6. The member for semiconductor manufacturing apparatus according to claim 1, wherein the wafer placement surface has a large number of small projections that support a wafer, and wherein the upper surface of the resin porous plug is lower than upper surfaces of the small projections.

7. The member for semiconductor manufacturing apparatus according to claim 6, wherein the upper surface of the resin porous plug is flush with a reference surface of the wafer placement surface on which the small projections are not formed or is lower than the reference surface by 0.5 mm or less.

Description

BRIEF DESCRIPTION OF THE DRAWINGS

[0014] FIG. 1 illustrates a vertical cross-sectional view of a member 10 for semiconductor manufacturing apparatus.

[0015] FIG. 2 illustrates a plan view of a ceramic plate 20.

[0016] FIG. 3 illustrates a partially enlarged view of a part in FIG. 1.

[0017] FIGS. 4A to 4C illustrate processes of manufacturing the member 10 for semiconductor manufacturing apparatus.

[0018] FIG. 5 illustrates a vertical cross-sectional view of a resin porous plug 150.

[0019] FIG. 6 illustrates a vertical cross-sectional view of a resin porous plug 250.

[0020] FIG. 7 illustrates a vertical cross-sectional view of a resin porous plug 350.
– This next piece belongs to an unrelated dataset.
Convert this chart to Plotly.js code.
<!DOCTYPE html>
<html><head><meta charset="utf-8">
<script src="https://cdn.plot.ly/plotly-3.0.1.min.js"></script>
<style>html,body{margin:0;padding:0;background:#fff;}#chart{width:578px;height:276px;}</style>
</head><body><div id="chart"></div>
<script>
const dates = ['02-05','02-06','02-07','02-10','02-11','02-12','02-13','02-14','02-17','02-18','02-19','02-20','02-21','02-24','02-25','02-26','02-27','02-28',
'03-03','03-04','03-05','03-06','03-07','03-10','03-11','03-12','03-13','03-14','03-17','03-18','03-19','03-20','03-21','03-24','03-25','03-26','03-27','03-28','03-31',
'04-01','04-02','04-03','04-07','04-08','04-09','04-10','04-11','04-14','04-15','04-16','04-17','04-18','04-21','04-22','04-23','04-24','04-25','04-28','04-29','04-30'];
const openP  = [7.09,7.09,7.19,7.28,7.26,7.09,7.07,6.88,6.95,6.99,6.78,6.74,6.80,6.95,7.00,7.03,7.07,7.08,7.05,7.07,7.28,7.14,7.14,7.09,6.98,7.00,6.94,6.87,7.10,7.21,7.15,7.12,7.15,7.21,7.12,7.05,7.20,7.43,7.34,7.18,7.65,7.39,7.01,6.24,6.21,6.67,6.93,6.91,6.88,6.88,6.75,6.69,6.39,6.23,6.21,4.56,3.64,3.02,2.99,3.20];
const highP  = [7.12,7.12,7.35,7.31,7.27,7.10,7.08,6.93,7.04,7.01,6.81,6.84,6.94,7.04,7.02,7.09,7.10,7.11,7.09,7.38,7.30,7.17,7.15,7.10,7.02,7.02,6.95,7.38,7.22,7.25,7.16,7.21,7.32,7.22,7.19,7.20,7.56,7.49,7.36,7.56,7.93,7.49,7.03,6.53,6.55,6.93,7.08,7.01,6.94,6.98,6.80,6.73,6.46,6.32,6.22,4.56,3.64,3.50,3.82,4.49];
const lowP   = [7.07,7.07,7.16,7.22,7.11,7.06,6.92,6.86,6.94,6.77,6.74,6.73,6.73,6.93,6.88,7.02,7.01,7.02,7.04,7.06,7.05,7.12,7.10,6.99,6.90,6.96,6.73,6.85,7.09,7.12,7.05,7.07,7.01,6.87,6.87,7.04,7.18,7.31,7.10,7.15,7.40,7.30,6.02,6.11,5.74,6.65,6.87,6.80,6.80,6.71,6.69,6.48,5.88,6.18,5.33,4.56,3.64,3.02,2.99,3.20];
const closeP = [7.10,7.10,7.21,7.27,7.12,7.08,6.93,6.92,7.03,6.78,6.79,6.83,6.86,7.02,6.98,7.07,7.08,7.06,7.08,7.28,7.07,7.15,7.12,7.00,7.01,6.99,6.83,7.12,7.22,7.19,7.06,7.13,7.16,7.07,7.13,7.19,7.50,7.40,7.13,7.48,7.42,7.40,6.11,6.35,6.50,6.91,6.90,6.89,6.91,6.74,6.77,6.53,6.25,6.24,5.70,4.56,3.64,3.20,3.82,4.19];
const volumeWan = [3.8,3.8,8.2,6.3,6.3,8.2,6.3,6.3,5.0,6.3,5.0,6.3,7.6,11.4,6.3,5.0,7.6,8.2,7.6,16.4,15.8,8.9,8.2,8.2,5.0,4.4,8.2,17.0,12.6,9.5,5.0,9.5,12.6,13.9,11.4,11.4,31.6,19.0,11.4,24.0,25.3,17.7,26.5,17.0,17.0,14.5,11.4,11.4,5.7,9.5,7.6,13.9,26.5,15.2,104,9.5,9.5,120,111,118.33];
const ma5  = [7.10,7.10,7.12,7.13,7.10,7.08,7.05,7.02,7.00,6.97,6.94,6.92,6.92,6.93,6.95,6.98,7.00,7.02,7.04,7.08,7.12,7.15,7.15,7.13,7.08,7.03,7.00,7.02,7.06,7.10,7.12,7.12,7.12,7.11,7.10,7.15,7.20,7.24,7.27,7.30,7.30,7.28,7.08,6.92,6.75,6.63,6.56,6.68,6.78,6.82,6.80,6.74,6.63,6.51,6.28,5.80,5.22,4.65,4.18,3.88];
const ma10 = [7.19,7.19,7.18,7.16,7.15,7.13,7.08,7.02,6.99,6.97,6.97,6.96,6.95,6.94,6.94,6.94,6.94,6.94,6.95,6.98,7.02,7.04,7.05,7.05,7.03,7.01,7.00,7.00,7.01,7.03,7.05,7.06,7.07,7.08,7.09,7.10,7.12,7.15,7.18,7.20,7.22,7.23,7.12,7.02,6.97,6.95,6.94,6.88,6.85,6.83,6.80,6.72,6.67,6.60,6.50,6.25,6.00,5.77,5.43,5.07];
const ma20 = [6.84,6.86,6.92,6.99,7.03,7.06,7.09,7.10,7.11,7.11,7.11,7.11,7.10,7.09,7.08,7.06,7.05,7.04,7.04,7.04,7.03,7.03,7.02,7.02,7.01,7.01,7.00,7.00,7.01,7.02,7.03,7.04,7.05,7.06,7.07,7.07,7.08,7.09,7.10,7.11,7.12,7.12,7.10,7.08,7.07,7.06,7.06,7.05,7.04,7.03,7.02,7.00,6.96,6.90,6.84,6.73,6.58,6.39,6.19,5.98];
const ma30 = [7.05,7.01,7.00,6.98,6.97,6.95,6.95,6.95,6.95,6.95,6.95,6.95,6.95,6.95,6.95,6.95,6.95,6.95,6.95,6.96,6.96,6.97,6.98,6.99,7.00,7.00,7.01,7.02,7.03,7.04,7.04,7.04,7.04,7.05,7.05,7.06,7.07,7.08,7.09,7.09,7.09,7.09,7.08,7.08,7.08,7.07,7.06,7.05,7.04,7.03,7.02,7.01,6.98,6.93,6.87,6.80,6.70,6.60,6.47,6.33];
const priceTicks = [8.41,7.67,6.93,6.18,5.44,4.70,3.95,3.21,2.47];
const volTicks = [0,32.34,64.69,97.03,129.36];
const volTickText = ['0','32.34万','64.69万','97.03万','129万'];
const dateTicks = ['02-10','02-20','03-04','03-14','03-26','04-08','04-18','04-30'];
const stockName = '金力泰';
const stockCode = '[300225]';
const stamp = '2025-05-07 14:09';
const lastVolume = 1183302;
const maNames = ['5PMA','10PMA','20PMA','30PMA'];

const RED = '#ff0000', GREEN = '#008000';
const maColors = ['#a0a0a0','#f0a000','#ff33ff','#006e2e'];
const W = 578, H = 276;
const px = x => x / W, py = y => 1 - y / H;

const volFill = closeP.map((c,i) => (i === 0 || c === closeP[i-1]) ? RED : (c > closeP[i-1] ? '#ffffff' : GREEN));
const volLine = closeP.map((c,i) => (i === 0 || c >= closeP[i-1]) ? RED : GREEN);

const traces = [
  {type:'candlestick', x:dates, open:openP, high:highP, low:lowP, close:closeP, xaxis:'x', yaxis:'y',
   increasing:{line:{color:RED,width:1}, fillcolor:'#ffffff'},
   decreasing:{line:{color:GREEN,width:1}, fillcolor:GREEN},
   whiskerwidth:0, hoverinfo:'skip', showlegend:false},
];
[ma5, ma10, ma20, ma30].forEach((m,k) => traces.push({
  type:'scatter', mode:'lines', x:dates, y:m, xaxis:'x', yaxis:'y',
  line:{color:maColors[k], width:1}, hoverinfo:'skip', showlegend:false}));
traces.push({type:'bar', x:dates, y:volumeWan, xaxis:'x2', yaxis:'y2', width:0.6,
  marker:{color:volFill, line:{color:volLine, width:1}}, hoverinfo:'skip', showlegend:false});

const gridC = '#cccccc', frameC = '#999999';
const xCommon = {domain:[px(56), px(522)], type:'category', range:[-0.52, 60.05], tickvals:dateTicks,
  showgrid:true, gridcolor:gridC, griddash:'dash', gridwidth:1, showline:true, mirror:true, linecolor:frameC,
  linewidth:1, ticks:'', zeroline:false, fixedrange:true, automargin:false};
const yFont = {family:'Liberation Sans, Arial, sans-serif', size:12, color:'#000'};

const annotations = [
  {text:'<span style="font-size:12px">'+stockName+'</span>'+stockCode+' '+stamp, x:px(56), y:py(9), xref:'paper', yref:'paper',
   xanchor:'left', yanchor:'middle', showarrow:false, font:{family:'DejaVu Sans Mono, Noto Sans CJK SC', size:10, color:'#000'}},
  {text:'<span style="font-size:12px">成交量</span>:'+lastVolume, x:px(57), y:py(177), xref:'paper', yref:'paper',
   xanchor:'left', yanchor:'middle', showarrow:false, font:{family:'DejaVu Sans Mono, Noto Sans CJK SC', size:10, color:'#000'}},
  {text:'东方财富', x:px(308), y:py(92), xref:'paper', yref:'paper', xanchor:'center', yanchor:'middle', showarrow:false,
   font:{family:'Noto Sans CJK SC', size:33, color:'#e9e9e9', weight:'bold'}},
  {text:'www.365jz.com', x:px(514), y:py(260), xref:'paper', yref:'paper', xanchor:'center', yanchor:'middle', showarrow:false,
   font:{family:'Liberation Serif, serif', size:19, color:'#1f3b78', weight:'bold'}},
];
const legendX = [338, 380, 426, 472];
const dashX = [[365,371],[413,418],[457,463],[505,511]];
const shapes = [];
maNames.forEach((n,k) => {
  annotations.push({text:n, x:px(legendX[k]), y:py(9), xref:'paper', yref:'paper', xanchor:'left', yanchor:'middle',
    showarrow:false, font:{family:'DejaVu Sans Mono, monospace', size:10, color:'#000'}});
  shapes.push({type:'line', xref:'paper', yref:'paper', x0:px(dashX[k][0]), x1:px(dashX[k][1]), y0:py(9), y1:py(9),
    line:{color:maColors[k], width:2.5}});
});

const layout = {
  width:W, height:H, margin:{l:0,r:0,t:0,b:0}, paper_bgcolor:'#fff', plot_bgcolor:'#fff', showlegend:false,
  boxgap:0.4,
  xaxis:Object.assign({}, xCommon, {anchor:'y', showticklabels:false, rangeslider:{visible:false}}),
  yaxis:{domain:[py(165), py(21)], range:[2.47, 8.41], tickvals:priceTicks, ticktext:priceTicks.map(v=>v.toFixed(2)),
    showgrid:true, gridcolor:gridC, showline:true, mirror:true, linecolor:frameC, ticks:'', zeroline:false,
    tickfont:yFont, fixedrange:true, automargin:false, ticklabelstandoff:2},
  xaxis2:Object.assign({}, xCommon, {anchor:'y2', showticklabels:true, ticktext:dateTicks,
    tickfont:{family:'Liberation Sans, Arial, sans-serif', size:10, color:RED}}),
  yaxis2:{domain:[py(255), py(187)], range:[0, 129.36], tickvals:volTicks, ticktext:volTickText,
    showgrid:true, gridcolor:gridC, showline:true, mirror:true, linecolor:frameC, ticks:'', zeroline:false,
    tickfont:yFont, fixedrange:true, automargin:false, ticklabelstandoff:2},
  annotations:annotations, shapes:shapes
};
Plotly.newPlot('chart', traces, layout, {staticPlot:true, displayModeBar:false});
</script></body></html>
[0021] FIG. 8 illustrates another example of the vertical cross-sectional view of the resin porous plug 350.

[0022] FIG. 9 illustrates a vertical cross-sectional view of a resin porous plug 550.
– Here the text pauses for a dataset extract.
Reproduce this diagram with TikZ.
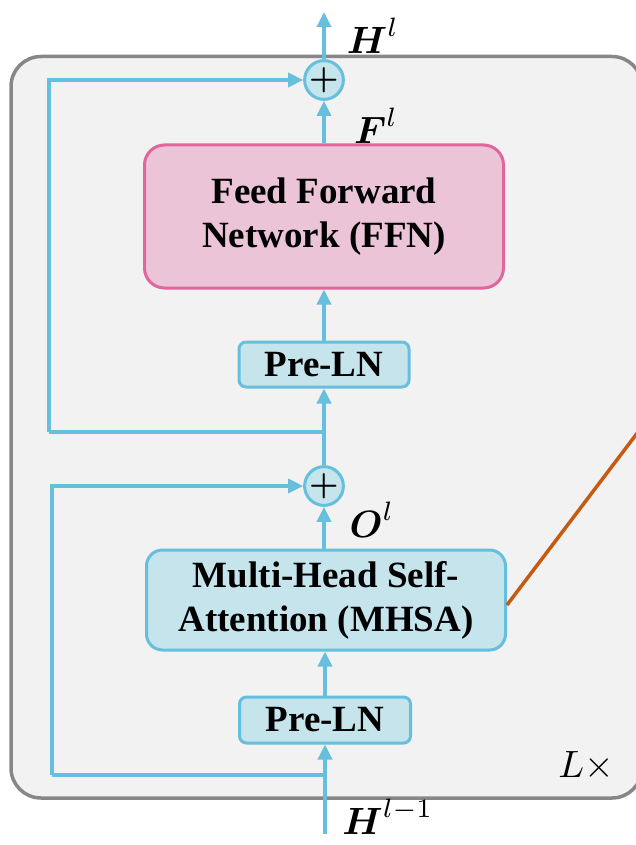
\documentclass[tikz,border=0pt]{standalone}
\usepackage{amsmath,amsbsy}
\usepackage{fontspec}
\setmainfont{Liberation Serif}
\usetikzlibrary{arrows.meta}
\definecolor{cyanline}{HTML}{66BFDD}
\definecolor{cyanfill}{HTML}{C5E4EC}
\definecolor{pinkline}{HTML}{E0669E}
\definecolor{pinkfill}{HTML}{EBC4D7}
\definecolor{grayline}{HTML}{878787}
\definecolor{grayfill}{HTML}{F2F2F2}
\definecolor{orangeline}{HTML}{C55A11}
\newcommand{\biglab}[1]{\scalebox{3.8}{$#1$}}
\tikzset{
  blockbox/.style={draw=cyanline, fill=cyanfill, line width=3pt, rounded corners=16pt,
    align=center, font=\fontsize{37}{44}\selectfont\bfseries, inner sep=0pt},
  lnbox/.style={draw=cyanline, fill=cyanfill, line width=3pt, rounded corners=7pt,
    font=\fontsize{37}{44}\selectfont\bfseries, inner sep=0pt, minimum width=170pt, minimum height=45pt},
  ffnbox/.style={draw=pinkline, fill=pinkfill, line width=3pt, rounded corners=20pt,
    align=center, font=\fontsize{37}{44}\selectfont\bfseries, inner sep=0pt},
  addnode/.style={circle, draw=cyanline, fill=cyanfill, line width=3pt, minimum size=36pt, inner sep=0pt},
  conn/.style={draw=cyanline, line width=3.5pt, -{Triangle[length=15pt,width=14pt]}},
  plainconn/.style={draw=cyanline, line width=3.5pt},
  mlabel/.style={inner sep=0pt}
}
\begin{document}
\begin{tikzpicture}[x=1pt,y=-1pt]
\useasboundingbox (0,0) rectangle (636,845);
\clip (0,0) rectangle (636,845);
% outer block
\draw[draw=grayline, fill=grayfill, line width=3.5pt, rounded corners=30pt] (11,56.5) rectangle (642,798);
% nodes
\node[addnode] (plusA) at (324,80) {\scalebox{3.3}{$\boldsymbol{+}$}};
\node[ffnbox, minimum width=359pt, minimum height=143pt] (ffn) at (324,216.5) {Feed Forward\\Network (FFN)};
\node[lnbox] (lnA) at (324,364.5) {Pre-LN};
\node[addnode] (plusB) at (324,486) {\scalebox{3.3}{$\boldsymbol{+}$}};
\node[blockbox, minimum width=359pt, minimum height=100pt] (mhsa) at (326,600) {Multi-Head Self-\\Attention (MHSA)};
\node[lnbox, minimum width=171pt, minimum height=46pt] (lnB) at (325,720) {Pre-LN};
% coordinates
\coordinate (inp) at (325,834);
\coordinate (brB) at (325,775);
\coordinate (brA) at (324,432);
\coordinate (outp) at (324,12);
\coordinate (cornB) at (52,775);
\coordinate (cornA) at (49,432);
% labels
\node[mlabel] (hout) at (373,36) {\biglab{\boldsymbol{H}^{l}}};
\node[mlabel] (flab) at (376,126) {\biglab{\boldsymbol{F}^{l}}};
\node[mlabel] (olab) at (372,520) {\biglab{\boldsymbol{O}^{l}}};
\node[mlabel] (hin) at (388,817) {\biglab{\boldsymbol{H}^{l-1}}};
\node[mlabel] (lx) at (586,766) {\biglab{L\times}};
% connectors
\draw[conn] (inp) -- (lnB.south);
\draw[plainconn] (brB) -- (cornB);
\draw[conn] (cornB) |- (plusB.west);
\draw[conn] (lnB.north) -- (lnB.north |- mhsa.south);
\draw[conn] (mhsa.north -| plusB.south) -- (plusB.south);
\draw[conn] (plusB.north) -- (lnA.south);
\draw[plainconn] (brA) -- (cornA);
\draw[conn] (cornA) |- (plusA.west);
\draw[conn] (lnA.north) -- (ffn.south);
\draw[conn] (ffn.north) -- (plusA.south);
\draw[conn] (plusA.north) -- (outp);
% orange line
\coordinate (oend) at (660,403);
\draw[draw=orangeline, line width=3.5pt] (mhsa.east |- 0,605) -- (oend);
\end{tikzpicture}
\end{document}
[0023] FIG. 10 illustrates a vertical cross-sectional view of a resin porous plug 650.

[0024] FIG. 11 illustrates another example of a vertical cross-sectional view of a resin porous plug 50.

DETAILED DESCRIPTION OF THE INVENTION

[0025] A preferred embodiment of the present invention will now be described with reference to the drawings. FIG. 1 illustrates a vertical cross-sectional view of a member 10 for semiconductor manufacturing apparatus. FIG. 2 illustrates a plan view of a ceramic plate 20. FIG. 3 illustrates a partially enlarged view of a part in FIG. 1.
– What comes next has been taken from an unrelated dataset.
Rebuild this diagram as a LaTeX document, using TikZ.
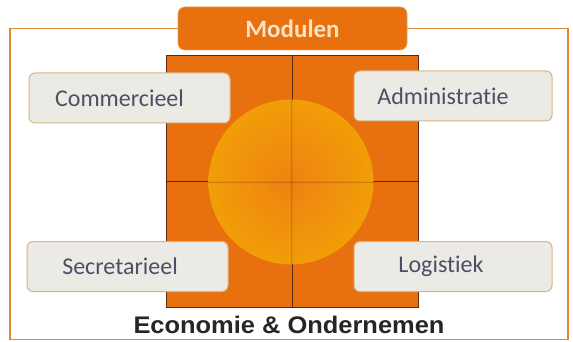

[0026] The member 10 for semiconductor manufacturing apparatus includes the ceramic plate 20, a cooling plate 30, a metal joining layer 40, and resin porous plugs 50.

[0027] The ceramic plate 20 is a ceramic disk (having, for example, a diameter of 300 mm and a thickness of 5 mm) such as an alumina sintered body or an aluminum nitride sintered body. An upper surface of the ceramic plate 20 is a wafer placement surface 21. The ceramic plate 20 contains an electrode 22. As illustrated in FIG. 2, a seal band 21a is formed on the wafer placement surface 21 of the ceramic plate 20 along an outer edge, and multiple circular small projections 21b are formed on the entire surface. The seal band 21a and the circular small projections 21b have the same height, and the height thereof is, for example, several atm to several tens of μm. The electrode 22 is a mesh electrode that is used as an electrostatic electrode and that has a flat plate shape, and a direct voltage can be applied thereto. When the direct voltage is applied to the electrode 22, a wafer W is attracted and secured to the wafer placement surface 21 (specifically, an upper surface of the seal band 21a and upper surfaces of the circular small projections 21b) due to electrostatic attraction force. When applying the direct voltage ends, the wafer W that is attracted and secured to the wafer placement surface 21 is released. A portion of the wafer placement surface 21 on which the seal band 21a and the circular small projections 21b are not formed is referred to as a reference surface 21c.

[0028] The cooling plate 30 is a disk (a disk that has a diameter equal to or larger than the diameter of the ceramic plate 20) that has good thermal conductivity. The cooling plate 30 contains a refrigerant flow path 32 through which refrigerant circulates and gas holes 34 in which gas is supplied to the resin porous plugs 50. The refrigerant flow path 32 is formed in a one-stroke pattern from an inlet to an outlet over the entire cooling plate 30 in a plan view. Each of the gas holes 34 is a hole with a step and has an upper opening edge around which a step portion 34c is located. Examples of the material of the cooling plate 30 include a metal material and a metal matrix composite material (MMC). Examples of the metal material include Al, Ti, Mo, or an alloy thereof. Examples of the MMC include a material containing Si, SiC, and Ti (also referred to as SiSiCTi) and a material obtained by impregnating a SiC porous body with Al and/or Si. A material that has a thermal expansion coefficient close to that of the ceramic plate 20 is preferably selected as the material of the cooling plate 30. The cooling plate 30 is also used as a RF electrode. Specifically, an upper electrode (not illustrated) is disposed above the wafer placement surface 21, and plasma is generated when high-frequency power is supplied between parallel flat plate electrodes that include the upper electrode and the cooling plate 30.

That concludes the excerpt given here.